Бабушку свою по отцовской линии я помню смутно. Облик ее ассоциируется в памяти с острым ароматом антоновских яблок, лежащих на чердаке в ее могилевском доме, да еще, пожалуй, с торжественным обрядом варки всевозможных варений в сияющем подобно вечернему солнцу медном тазу, в процессе чего детям разрешалось лакомиться пенками. Была она непревзойденной мастерицей по части знаменитой еврейской кухни, прежде всего по фаршированию рыбы и изготовлению «тейгелех» — маленьких орешков из теста, вываренных в меду. Двигалась и говорила тихо. Когда немцы занимали Могилев, в августе 41-го, бабушка, уже покинув дом, решила вдруг вернуться за какими-то забытыми вещами. Она не слишком опасалась прихода немцев, хорошо помня немецкую оккупацию Могилева в 1918 году, когда немцы торговали с местным населением и не вмешивались в его внутренние дела. Вместе с несколькими тысячами могилевских евреев она и ее сестры погибли в лагере уничтожения в Лупполово, где фашисты полуживыми закопали их в землю, не потрудившись толком расстрелять.
Родителей матери я практически не помню.
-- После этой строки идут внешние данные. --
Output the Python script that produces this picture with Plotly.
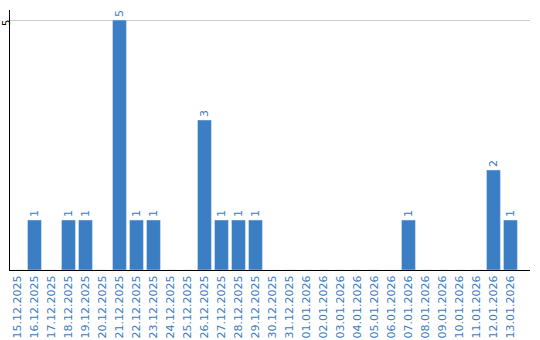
import plotly.graph_objects as go

dates = ["15.12.2025","16.12.2025","17.12.2025","18.12.2025","19.12.2025","20.12.2025",
         "21.12.2025","22.12.2025","23.12.2025","24.12.2025","25.12.2025","26.12.2025",
         "27.12.2025","28.12.2025","29.12.2025","30.12.2025","31.12.2025","01.01.2026",
         "02.01.2026","03.01.2026","04.01.2026","05.01.2026","06.01.2026","07.01.2026",
         "08.01.2026","09.01.2026","10.01.2026","11.01.2026","12.01.2026","13.01.2026"]
counts = [0,1,0,1,1,0,5,1,1,0,0,3,1,1,1,0,0,0,0,0,0,0,0,1,0,0,0,0,2,1]
y_ticks = [5]

labels = [str(c) if c > 0 else "" for c in counts]

fig = go.Figure(go.Bar(
    x=dates, y=counts, text=labels, textposition="outside", textangle=-90,
    textfont=dict(family="DejaVu Sans", size=11, color="#3a7cc2"),
    marker=dict(color="#3b7ec4"), width=0.82, cliponaxis=False,
))
for t in y_ticks:
    fig.add_annotation(x=0, xref="paper", y=t, yref="y", text=str(t), showarrow=False,
                       textangle=-90, xanchor="center", yanchor="middle",
                       xshift=-4, yshift=-3, borderpad=0,
                       font=dict(color="black", size=10, family="DejaVu Sans"))
fig.update_layout(
    width=540, height=340, margin=dict(l=10, r=10, t=10, b=70),
    plot_bgcolor="white", paper_bgcolor="white", showlegend=False,
    font=dict(family="DejaVu Sans", size=11),
    xaxis=dict(type="category", range=[-0.44, 30.15], tickangle=-90, automargin=False,
               tickfont=dict(color="#3a7cc2", size=11, family="DejaVu Sans"),
               showline=True, linecolor="black", linewidth=1, showgrid=False, ticks=""),
    yaxis=dict(range=[0, 5.2], tickvals=y_ticks, showticklabels=False, automargin=False,
               showline=True, linecolor="black", linewidth=1,
               showgrid=True, gridcolor="#cccccc", zeroline=False, ticks=""),
)
fig.write_html("out.html")
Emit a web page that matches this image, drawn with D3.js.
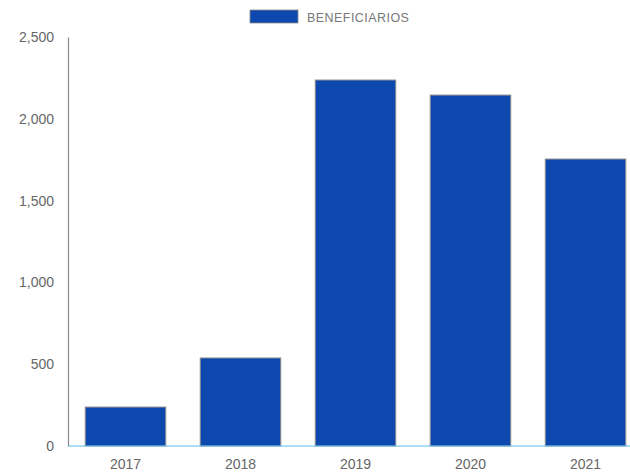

Они умерли в эвакуации в Свердловске в годы войны.
Отец мой своей скромностью, трудолюбием и любовью к порядку пошел в деда. Более строптивым характером обладал его младший брат — Борис, мой дядя, ставший потом профессиональным военным. В 1916 году, пяти лет от роду, когда в Могилев, где размещалась Ставка Верховного Командования русской армии, прибыл Николай II, он ухитрился чуть не попасть под царский автомобиль, неожиданно перебежав перед ним улицу. Происшествие это не обошлось без вмешательства полиции и последующей взятки полицмейстеру, чтобы «замять дело». А пару лет спустя тот же Борис напоил валерьянкой козла и впустил его в комнату, где молился дед. Скандал был неимоверный. В младших классах школы, куда его определили, дядя отличался изрядным хулиганством. По свидетельству одноклассников, он публично посрамил грозного преподавателя математики, у которого была привычка двумя пальцами больно хватать провинившегося за нос и тащить его к доске. Ухватил он было и Бориса, но тот немедленно сморкнулся ему в ладонь.
Пятнадцати лет дядя мой добровольцем вступил в Красную Армию. В конце 30-х годов на Дальнем Востоке, где он уже офицером служил в химических частях, чуть не загремел, вместе с другими офицерами их полка, по обвинению в шпионаже. Правда, всех обвиняли в шпионаже в пользу Японии, а его тогда, в связи с фамилией Городницкий, — в пользу Польши. Все обошлось по чистой случайности — Ежова сменил Берия, и репрессии были временно приостановлены. Помню, как в 39-м, проездом в Мурманск, «на Финскую», он появился в нашей тесной комнатке на Васильевском, в дубленом, остро пахнущем овчиной полушубке, туго перепоясанный портупеей с кобурой, с «кубарями» в петлицах, сразу заполнив своим громким голосом и воинским снаряжением все наше небольшое жизненное пространство. Пережив Отечественную и дослужившись до подполковника, дядя вышел в отставку и поселился в Саратове.
Был он в свое время изрядным сердцеедом. Вспоминаю, как в 1966 году мы вместе с моим тогдашним начальником Николаем Николаевичем Трубятчинским в промозглую осеннюю погоду прибыли в командировку в Находку, в Военную Гидрографию, договариваться о совместной экспедиции. В городской гостинице «Восток» пожилая хмурая администраторша нам сказала, что мест нет и не будет, да и вообще гостиница эта — для интуристов. «Я знаю, что надо делать, — шепнул мне в ухо Николай Николаевич. — Надо вложить в паспорт два червонца и дать ей». Так я и поступил и сказал, просовывая в окошечко паспорт: «Может быть, мы оставим паспорта на случай, если место вдруг освободится?» «Да зачем мне ваш паспорт?» — строго спросила администраторша и отпихнула его ладонью. Паспорт упал на ее столик и раскрылся, обнаруживая внутри две красненькие бумажки. К моему удивлению, неприступная дама, даже не взглянув на них, с интересом прочитала мою фамилию и спросила: «Это кто — Городницкий?» «Я — Городницкий», — несколько смущенный своей популярностью в этом далеком краю, произнес я. «Подождите, — сказала она, вдруг покраснев и начав поправлять свою «химическую» прическу, — вас двухместный «люкс» устроит? Тогда давайте и второй паспорт». Польщенный таким безотказным действием своей фамилии и приписывая все это, конечно, собственным песенным заслугам, я заполнил наши гостиничные анкетки. Принимая их, она спросила: «Лейтенант Городницкий, Борис, вам родственник?» «Только не лейтенант, а подполковник, — наконец начиная что-то понимать, ответил я. — Дядя мой». — «Ой, у меня смена через час кончается. Можно, я к вам зайду, вы мне про него расскажете. Всю жизнь его помню!!»